L’Italia ha sempre dimostrato grande simpatia per questo genere e oggi diversi artisti reggae internazionali sono italiani. Ma qual è la differenza fra un reggae “genuino” e le imitazioni?

Non le chiamerei imitazioni. Il reggae è reggae. Ce n’è di ogni parte del mondo: Giappone, Sud America, Nord America, Europa. Questi ragazzi sono cresciuti con la loro storia e cultura – d’altra parte quello della Giamaica è un popolo nato da diversi popoli. Da molte persone diverse abbiamo creato “one love, one music”. Abbiamo sempre visto come un plus il fatto che le persone facessero la loro versione del reggae e lo supportassero, rendendolo internazionale e facendo sentire la gente parte di esso. La musica è un linguaggio universale. In Giamaica ovviamente troviamo la nostra cultura, che è una cultura meticcia: ci sono cinesi, indiani, africani… È un mix di persone e diversi stili di vita e questo si riflette nella musica. Ci sono anche artisti country che hanno fatto pezzi reggae, per esempio Kenny Chesney in Everybody Wants to Go to Heaven.

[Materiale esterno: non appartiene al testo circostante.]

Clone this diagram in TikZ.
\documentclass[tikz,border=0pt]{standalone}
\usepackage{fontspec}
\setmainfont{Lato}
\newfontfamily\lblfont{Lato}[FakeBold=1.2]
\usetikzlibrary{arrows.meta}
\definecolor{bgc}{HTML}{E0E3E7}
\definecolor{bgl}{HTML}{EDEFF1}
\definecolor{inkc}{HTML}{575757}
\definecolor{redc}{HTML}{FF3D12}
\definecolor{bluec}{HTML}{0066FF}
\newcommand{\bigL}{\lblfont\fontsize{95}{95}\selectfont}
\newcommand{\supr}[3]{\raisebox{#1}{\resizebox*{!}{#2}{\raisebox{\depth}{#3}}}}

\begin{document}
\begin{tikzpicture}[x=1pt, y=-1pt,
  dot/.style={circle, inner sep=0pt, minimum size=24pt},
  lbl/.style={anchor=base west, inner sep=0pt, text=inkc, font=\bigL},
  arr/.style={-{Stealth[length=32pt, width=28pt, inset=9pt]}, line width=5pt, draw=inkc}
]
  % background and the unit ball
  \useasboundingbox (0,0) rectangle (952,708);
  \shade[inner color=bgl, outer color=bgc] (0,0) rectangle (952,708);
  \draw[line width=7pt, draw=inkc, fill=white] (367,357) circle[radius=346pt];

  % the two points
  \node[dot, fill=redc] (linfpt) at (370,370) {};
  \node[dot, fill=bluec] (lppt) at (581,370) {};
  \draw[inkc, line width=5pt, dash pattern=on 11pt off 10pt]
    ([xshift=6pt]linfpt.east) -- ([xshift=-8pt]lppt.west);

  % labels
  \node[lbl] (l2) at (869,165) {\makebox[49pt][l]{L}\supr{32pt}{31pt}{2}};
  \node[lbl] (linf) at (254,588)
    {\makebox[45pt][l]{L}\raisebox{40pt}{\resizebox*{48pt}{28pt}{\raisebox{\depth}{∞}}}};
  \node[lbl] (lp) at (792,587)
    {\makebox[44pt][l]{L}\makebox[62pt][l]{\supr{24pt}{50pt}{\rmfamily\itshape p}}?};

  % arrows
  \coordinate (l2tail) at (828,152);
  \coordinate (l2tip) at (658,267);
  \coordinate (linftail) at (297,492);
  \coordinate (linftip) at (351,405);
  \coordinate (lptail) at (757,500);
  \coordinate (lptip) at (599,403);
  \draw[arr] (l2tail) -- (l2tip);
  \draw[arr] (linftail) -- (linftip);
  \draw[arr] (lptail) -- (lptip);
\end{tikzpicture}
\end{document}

Pensi che Londra sia ancora la capitale europea del reggae?

Penso proprio di sì perché come giamaicani siamo parte del Commonwealth britannico ed è molto facile trasferirsi nel Regno Unito per lavoro o per studio. Abbiamo sempre guardato alla Gran Bretagna e all’Inghilterra come il nostro “stato madre”. Così molti giamaicani dopo la guerra, ma anche prima, si sono trasferiti lì. Così c’era una comunità locale che supportava la musica. I giamaicani portano con sé sempre il cibo e la musica: la musica è parte del cibo. La gente era stupita dalla potenza dei bassi che uscivano dai nostri sound system. Facciamo festa tutte le settimane e ai giovani britannici tutto ciò piaceva. Abbiamo avuto grandi hit nel Regno Unito con artisti come Millie Small, con la sua My Boy Lollipop, Ken Boothe, Junior Murvin (ha un nome simile al mio) con Police and Thieves, Toots & The Maytals con Reggae Got Soul, poi ovviamente Bob Marley. È una scena cresciuta con i giovani inglesi e i giovani inglesi sono cresciuti con essa. Il movimento punk con gruppi come i Clash assimilò il reggae. Gli ex Beatles come Paul McCartney e George Harrison lo supportarono e così è diventato sempre più grande fino ad essere parte integrante della scena musicale britannica a partire dagli anni ’60 e ’70. Band come gli Skatalites andavano forte lì e supportavano molti artisti giamaicani. È una scena andata avanti per molto tempo e sta ancora andando forte.

A proposito dei Clash, cosa pensaste allora riguardo al revival reggae fatto da certo punk britannico?

Ci supportavano: loro non vedevano differenze nel colore della pelle delle persone e protestavano per far sì che i giovani venissero ascoltati. Ovviamente i giovani vogliono sempre suonare e creare qualcosa di diverso dai loro genitori. Non era rimasto molto da fare, così arrivò il punk come alternativa per ribellarsi. Parte di esso era pericolosa ma un’altra parte era molto armonica. Puoi essere punk ma non per questo pericoloso: puoi essere amichevole e punk al tempo stesso.

Quando avete iniziato a fare musica il mondo era un posto diverso. Qual è il significato politico e sociale del reggae nel 2018?

Il mondo è lo stesso: le persone sono diverse. Purtroppo siamo ancora a un passo dalla guerra: questo è il problema principale, per cui dobbiamo mantenere un equilibrio di pace, amore e unità. Come dice Aston Jr. (attuale batterista degli Wailers e figlio dello storico bassista Aston “Family Man” Barrett, ndr), se manteniamo la pace e amiamo l’unità i giovani seguiranno le nostre orme. Noi cerchiamo di farlo con la musica come “neutralizzatore”.